Robert Burns

Prologue Spoken By Mr Woods - Analysis

written in 1787

A thank-you that becomes a civic anthem

Burns’s prologue starts as an actor’s modest expression of gratitude, but it quickly expands into a declaration of what an audience, and a nation, ought to be. The speaker begins with the intimate shock of being publicly recognized: honest fame is a dearest meed, and the kindness feels doubly moving because the crowd’s favour reaches beyond the stage to the man in private life. That detail matters: the poem’s central claim is that true applause isn’t mindless noise; it is a moral act that can dignify a person, reward virtue, and reflect a community’s standards.

The tone here is warmly humbled—What breast so dead could resist gratitude?—yet the rhetorical confidence is already building. Even the bodily language, the grateful throe, makes public approval feel like a force that physically lifts the heart. This is not a casual curtain-raiser; it’s an attempt to define the kind of public the theatre should serve.

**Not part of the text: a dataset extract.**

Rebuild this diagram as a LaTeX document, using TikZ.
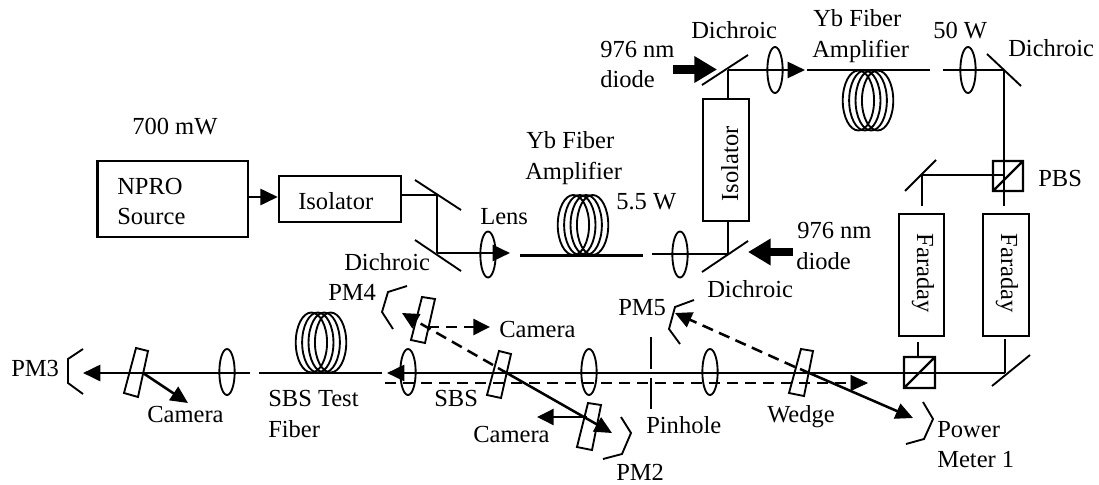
\documentclass[tikz,border=0pt]{standalone}
\usepackage{fontspec}
\setmainfont{Liberation Serif}
\usetikzlibrary{arrows.meta,shapes.geometric}
\tikzset{
  lbl/.style={anchor=base west,inner sep=0pt,font=\fontsize{18.4}{22}\selectfont},
  rotlbl/.style={anchor=base,inner sep=0pt,font=\fontsize{18.4}{22}\selectfont},
  boxnode/.style={draw,line width=1.8pt,inner sep=0pt},
  lensnode/.style={draw,ellipse,line width=1.4pt,inner sep=0pt,minimum width=11.5pt,minimum height=34.5pt},
  loopnode/.style={draw,ellipse,line width=1.4pt,inner sep=0pt,minimum width=23.5pt,minimum height=45pt},
  beam/.style={line width=1.9pt},
  thin beam/.style={line width=1.5pt},
  optic/.style={line width=1.4pt},
  dash beam/.style={line width=1.9pt,dash pattern=on 8.5pt off 5pt},
  head/.style={-{Triangle[length=13pt,width=12pt]}},
  dhead/.style={-{Triangle[length=12.5pt,width=12pt]}},
  pump/.style={line width=6.5pt,-{Triangle[length=17pt,width=19pt]}},
}
\newcommand{\fibercoil}[3]{%
  \foreach \k in {-1.5,-0.5,0.5,1.5}{\node[loopnode] (#1\k) at ({#2+\k*6.4},#3) {};}}
\begin{document}
\begin{tikzpicture}[x=0.75pt,y=-0.75pt]
\useasboundingbox (0,0) rectangle (1099,485);
% boxes
\node[boxnode,minimum width=113pt,minimum height=57pt] (npro) at (172.75,199) {};
\node[boxnode,minimum width=91.5pt,minimum height=34.5pt] (iso1) at (340,199) {};
\node[boxnode,minimum width=34.5pt,minimum height=91.5pt] (iso2) at (726,160) {};
\node[boxnode,minimum width=34pt,minimum height=91.5pt] (far1) at (921.5,275) {};
\node[boxnode,minimum width=34.5pt,minimum height=91.5pt] (far2) at (1006,275) {};
% coordinates
\coordinate (m1) at (437,195);
\coordinate (m2) at (437,253);
\coordinate (iso1out) at (401,195);
\coordinate (lens1tip) at (510,253);
\coordinate (fa1) at (520,255.5);
\coordinate (fa2) at (643,255.5);
\coordinate (fb1) at (652,254);
\coordinate (d1) at (728,254);
\coordinate (d2) at (728,70);
\coordinate (amp2tip) at (805,70);
\coordinate (fc1) at (807,70);
\coordinate (fc2) at (930,70);
\coordinate (fd1) at (943,70);
\coordinate (m3) at (1004,70);
\coordinate (pbs1c) at (1004,175);
\coordinate (v1end) at (1004,206);
\coordinate (m4) at (922,175);
\coordinate (v2end) at (922,206);
\coordinate (u1) at (918,342);
\coordinate (u1b) at (918,357);
\coordinate (u2) at (1005,339);
\coordinate (m5) at (1005,373);
\coordinate (btip) at (387,373);
\coordinate (dl) at (385,383);
\coordinate (dr) at (868,383);
\coordinate (w1) at (800,369);
\coordinate (pm1tip) at (913,418);
\coordinate (w1d) at (795,367);
\coordinate (pm5tip) at (675,313);
\coordinate (w2) at (498,368);
\coordinate (pm2tip) at (612,433);
\coordinate (w3) at (587,417);
\coordinate (cam2tip) at (537,417);
\coordinate (w2d) at (493,365);
\coordinate (pm4tip) at (402,313);
\coordinate (w4) at (428,327);
\coordinate (cam1tip) at (490,327);
\coordinate (fe1) at (259,373);
\coordinate (fe2) at (382,373);
\coordinate (ff1) at (250,373);
\coordinate (pm3tip) at (83,373);
\coordinate (w5) at (143,373);
\coordinate (cam3tip) at (188,403);
\coordinate (ph1) at (651,337);
\coordinate (ph2) at (651,369);
\coordinate (ph3) at (651,378);
\coordinate (ph4) at (651,409);
\coordinate (pu1) at (673,69.5);
\coordinate (pu2) at (717,69.5);
\coordinate (pl1) at (793,252);
\coordinate (pl2) at (748,252);
% beams and fibres
\draw[beam,head] (npro.east |- 0,197) -- (iso1.west |- 0,197);
\draw[thin beam] (iso1out) -- (m1) -- (m2);
\draw[beam,head] (m2) -- (lens1tip);
\draw[beam] (fa1) -- (fa2);
\draw[thin beam] (fb1) -- (d1);
\draw[thin beam] (d1) -- (iso2.south -| d1);
\draw[thin beam] (iso2.north -| d2) -- (d2);
\draw[beam,head] (d2) -- (amp2tip);
\draw[beam] (fc1) -- (fc2);
\draw[beam] (fd1) -- (m3);
\draw[thin beam] (m3) -- (v1end);
\draw[thin beam] (pbs1c) -- (m4) -- (v2end);
\draw[thin beam] (u1) -- (u1b);
\draw[thin beam] (u2) -- (m5);
\draw[line width=2.1pt,head] (m5) -- (btip);
\draw[dash beam] (dl) -- (854,383);
\draw[head] (854,383) -- (dr);
\draw[beam,head] (w1) -- (pm1tip);
\draw[dash beam,dhead] (w1d) -- (pm5tip);
\draw[beam,head] (w2) -- (pm2tip);
\draw[beam,dhead] (w3) -- (cam2tip);
\draw[dash beam,dhead] (w2d) -- (pm4tip);
\draw[dash beam,dhead] (w4) -- (cam1tip);
\draw[beam] (fe1) -- (fe2);
\draw[line width=2.1pt,head] (ff1) -- (pm3tip);
\draw[beam,head] (w5) -- (cam3tip);
\draw[optic] (ph1) -- (ph2) (ph3) -- (ph4);
\draw[pump] (pu1) -- (pu2);
\draw[pump] (pl1) -- (pl2);
% mirrors
\draw[optic] (415,180) -- (461,210);
\draw[optic] (415,240) -- (461,271);
\draw[optic] (702,272) -- (748,241);
\draw[optic] (702,85) -- (748,55);
\draw[optic] (987,54) -- (1021,86);
\draw[optic] (905,191) -- (936,160);
\draw[optic] (992,386) -- (1030,355);
% beam splitters
\draw[line width=1.7pt] (993,161) rectangle (1023,191) (993,191) -- (1023,161);
\draw[line width=1.7pt] (904,357) rectangle (935,388) (904,388) -- (935,357);
% lenses
\node[lensnode] (l1) at (488,254.5) {};
\node[lensnode] (l2) at (680,254.5) {};
\node[lensnode] (l3) at (775,70) {};
\node[lensnode] (l4) at (968,70) {};
\node[lensnode] (l5) at (710,372) {};
\node[lensnode] (l6) at (589,372) {};
\node[lensnode] (l7) at (408,372) {};
\node[lensnode] (l8) at (227,372) {};
% coils
\fibercoil{ca}{583}{225}
\fibercoil{cb}{868}{100.5}
\fibercoil{cc}{321}{342.5}
% wedges
\draw[optic] (801,349) -- (813,351) -- (804,396) -- (789,393) -- cycle;
\draw[optic] (499,351) -- (511,354) -- (501,398) -- (487,395) -- cycle;
\draw[optic] (588,403) -- (601,405) -- (592,450) -- (577,447) -- cycle;
\draw[optic] (422,297) -- (435,299) -- (425,343) -- (411,340) -- cycle;
\draw[optic] (136,348) -- (148,351) -- (138,397) -- (124,393) -- cycle;
% power meters
\draw[optic] (923,402) -- (933,419) -- (924,439) -- (906,444);
\draw[optic] (694,300) -- (675,307) -- (669,329) -- (680,344);
\draw[optic] (621,417) -- (631,433) -- (622,454) -- (603,459);
\draw[optic] (407,286) -- (388,292) -- (382,312) -- (393,329);
\draw[optic] (83,349) -- (68,359) -- (68,383) -- (83,394);
% labels
\node[lbl] (t1) at (132,134) {700 mW};
\node[lbl] (t2) at (117,194) {NPRO};
\node[lbl] (t3) at (117,224) {Source};
\node[lbl] (t4) at (298,209) {Isolator};
\node[lbl] (t5) at (344,270) {Dichroic};
\node[lbl] (t6) at (480,224) {Lens};
\node[lbl] (t7) at (526,148) {Yb Fiber};
\node[lbl] (t8) at (525,179) {Amplifier};
\node[lbl] (t9) at (616,209) {5.5 W};
\node[lbl] (t10) at (600,58) {976 nm};
\node[lbl] (t11) at (600,88) {diode};
\node[lbl] (t12) at (691,39) {Dichroic};
\node[lbl] (t13) at (813,27) {Yb Fiber};
\node[lbl] (t14) at (812,58) {Amplifier};
\node[lbl] (t15) at (933,39) {50 W};
\node[lbl] (t16) at (1008,57) {Dichroic};
\node[lbl] (t17) at (1038,186) {PBS};
\node[lbl] (t18) at (797,238) {976 nm};
\node[lbl] (t19) at (796,269) {diode};
\node[lbl] (t20) at (707,297) {Dichroic};
\node[lbl] (t21) at (328,300) {PM4};
\node[lbl] (t22) at (618,315) {PM5};
\node[lbl] (t23) at (499,337) {Camera};
\node[lbl] (t24) at (11,376) {PM3};
\node[lbl] (t25) at (147,422) {Camera};
\node[lbl] (t26) at (268,406) {SBS Test};
\node[lbl] (t27) at (268,437) {Fiber};
\node[lbl] (t28) at (434,406) {SBS};
\node[lbl] (t29) at (473,442) {Camera};
\node[lbl] (t30) at (646,433) {Pinhole};
\node[lbl] (t31) at (616,480) {PM2};
\node[lbl] (t32) at (767,422) {Wedge};
\node[lbl] (t33) at (937,437) {Power};
\node[lbl] (t34) at (937,467) {Meter 1};
\node[rotlbl,rotate=90] (t35) at (738,164) {Isolator};
\node[rotlbl,rotate=-90] (t36) at (917,273) {Faraday};
\node[rotlbl,rotate=-90] (t37) at (1001,273) {Faraday};
\end{tikzpicture}
\end{document}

Not the “barb’rous throng”: the audience as a test of civilization

The poem sharpens by contrast. Pleasing a barb’rous throng, the speaker says, is Poor work; it doesn’t require the highest talent—no Siddons’ powers are needed. The name-drop is doing more than flattery. It implies that some crowds are so undiscerning that even great acting would be wasted on them. Against that degrading idea of the public, Burns sets this audience as something rarer: an ancient nation fam’d afar for genius, learning, and warlike greatness. The theatre becomes a place where a nation either proves or fails its reputation.

That tension—between the crowd as mob and the crowd as judicious community—drives the whole prologue. The speaker needs applause, but he also wants to believe that applause means something here, because it comes from people capable of judgment.

Caledonia as a portrait gallery of minds

Once he hails Caledonia, Burns begins to praise Scotland by listing not landscapes or kings but forms of thought: every science and every nobler art that can inform the mind or mend the heart. The compliments are pointedly ethical. Knowledge is valuable because it shapes character. Philosophy is not an idle pedant dream, but an activity guided by Reason’s beam; History “paints” empire’s rise and fall, suggesting both elegance and warning in the national memory.

The specific figures—Douglas who forms wild Shakespeare, and Harley who rouses all the god—present Scottish culture as both disciplined and elevating. The phrase wild Shakespeare implies raw greatness needing shaping; Scotland, in this telling, can channel power into form, passion into plan. That is exactly what the speaker hopes for from his audience: energetic feeling governed by taste.

Flattery with a tremor: being judged by “well-form’d taste”

Midway, the prologue turns inward. The speaker confesses panting fear at meeting these judges—and the word judges is crucial. This crowd is intimidating precisely because it can tell the difference between glitter and worth. Even the passage on female beauty bright carries a sly edge: beauty can charm, but only in the second place—first place belongs to something like intellect, virtue, or taste. That ranking reinforces the poem’s moral standard for applause: what wins here should be more than surface.

Still, the speaker claims a hard-earned hope: Experience has taught him this audience is candid to forgive. The ideal public is not merely severe; it is fair. Praise and mercy are paired, as if good judgment includes the ability to recognize effort and intention, not just perfection.

Freedom versus riot: what kind of public power is applause?

The poem then draws its most political boundary: No hundred-headed Riot tramples decency and law here, and Insolence does not steal fair Freedom’s name. Burns is defending a version of liberty that is disciplined, not chaotic—freedom that can applaud or blame without becoming a mob. Applause, in this light, is a civic power: it can reward what deserves honour and withhold it from what does not. The theatre becomes a miniature of public life, where the people practice their authority.

This raises a sharp implication the poem doesn’t fully resolve: if a nation’s greatness rests on public judgment, then the public’s taste is not a private preference but a responsibility. The same voice that enjoys entertainment also, by its reactions, helps decide what kind of culture gets to survive.

A final prayer: Scotland’s chains, Scotland’s curtain

In the closing invocation to the dread Power whose hand has shielded the land, the prologue shifts from social scene to near-prophetic blessing. Scotland should glow with ancient fire, and every son should be worthy of his sire; the language is hereditary and demanding, as if national honour must be re-earned. The real enemies are named as chains: Tyranny, and the even direr Pleasure’s chain. That phrase is telling—Burns implies that self-indulgence can enslave as effectively as oppression. The poem that began with gratitude for applause ends by warning against pleasures that might dull the very judgment the audience prides itself on.

The final theatrical image—Fate the curtain drop—ties the nation’s story back to the stage, but with cosmic stakes: not just the end of a performance, but worlds ending. Burns makes the prologue’s occasion feel small and immense at once. A night at the theatre becomes practice for a larger courage: to remain self-dependent, to brave grim Danger, and to keep freedom from turning into either tyranny or mere appetite.